Because of the accomplishments of the movement she led, I believe Charlene’s legacy has a far deeper meaning for Black liberation than what is expressed in anything I’ve read thus far.

This is the legacy that I want to bring attention to. This is the legacy which I think has fueled more than anything else the fires that we still see burning in the struggle for Black liberation to date. This fueled the fires of the George Floyd and Breonna Taylor rebellion. The fact that the Alliance was engaged in this rebellion in a leadership role is no small tribute to Charlene's historic leadership in the founding of this organization almost 50 years ago. The Chicago Alliance winning the enactment of the ordinance Empowering Communities for Public Safety is a tribute to her, as well.

That's the legacy that she left us. She left us a legacy of struggle. She used to say, “Organization plus unity plus struggle equals victory.” We still have that in our literature.
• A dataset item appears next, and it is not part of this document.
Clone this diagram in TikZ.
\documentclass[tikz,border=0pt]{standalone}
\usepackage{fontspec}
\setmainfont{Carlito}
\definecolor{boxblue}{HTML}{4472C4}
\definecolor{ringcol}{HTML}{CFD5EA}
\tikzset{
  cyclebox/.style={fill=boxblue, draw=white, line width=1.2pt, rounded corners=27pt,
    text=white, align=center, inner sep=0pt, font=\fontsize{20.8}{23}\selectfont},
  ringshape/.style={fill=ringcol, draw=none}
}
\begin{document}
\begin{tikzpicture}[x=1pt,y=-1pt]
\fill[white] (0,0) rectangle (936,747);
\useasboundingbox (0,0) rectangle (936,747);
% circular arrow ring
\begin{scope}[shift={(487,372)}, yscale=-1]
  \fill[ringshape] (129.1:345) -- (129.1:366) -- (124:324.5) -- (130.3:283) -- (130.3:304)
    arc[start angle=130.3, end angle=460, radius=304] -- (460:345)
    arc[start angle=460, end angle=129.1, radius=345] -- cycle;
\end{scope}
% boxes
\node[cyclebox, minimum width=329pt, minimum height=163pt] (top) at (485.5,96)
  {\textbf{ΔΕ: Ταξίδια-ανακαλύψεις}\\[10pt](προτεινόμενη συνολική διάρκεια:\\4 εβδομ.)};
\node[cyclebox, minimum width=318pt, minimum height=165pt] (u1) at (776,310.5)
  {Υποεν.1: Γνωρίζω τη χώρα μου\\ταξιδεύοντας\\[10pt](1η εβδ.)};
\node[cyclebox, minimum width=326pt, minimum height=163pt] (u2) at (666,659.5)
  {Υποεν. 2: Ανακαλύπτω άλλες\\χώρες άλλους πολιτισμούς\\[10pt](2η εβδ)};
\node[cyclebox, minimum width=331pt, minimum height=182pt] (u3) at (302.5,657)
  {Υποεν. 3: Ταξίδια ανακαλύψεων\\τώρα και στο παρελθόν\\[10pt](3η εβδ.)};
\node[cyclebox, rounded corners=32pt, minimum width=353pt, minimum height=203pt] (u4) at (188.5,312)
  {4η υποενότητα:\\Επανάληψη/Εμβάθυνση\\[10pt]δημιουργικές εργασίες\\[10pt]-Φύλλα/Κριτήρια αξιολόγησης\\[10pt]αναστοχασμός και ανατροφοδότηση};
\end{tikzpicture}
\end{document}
And every time we put that in our literature, we honor Charlene Mitchell because she's the one that gave us that.

She said, “Lead our people not in their frustration, but lead them out of it.” Every time we organize the fight to free a political prisoner; every time we organize a fight against police crimes and police brutality and murder; every time we work with families who have lost loved ones; with families who still have loved ones that are languishing in prison; every time we do this here and now, we pay tribute to Charlene Mitchell, who started this fight for us almost five decades ago.

Charlene was the architect and the strategic leader of the most massive defense campaign in history – defending the Black Liberation movement, the democratic rights of workers and oppressed people, and the rights of revolutionaries, be they communists, the nationally oppressed, or both.

We in the National Alliance Against Racist and Political Repression dip our banners of struggle saluting Charlene Alexander Mitchell while we proudly continue as the torch carriers of her living legacy.

Frank Chapman is the executive director of the National Alliance Against Racist and Political Repression.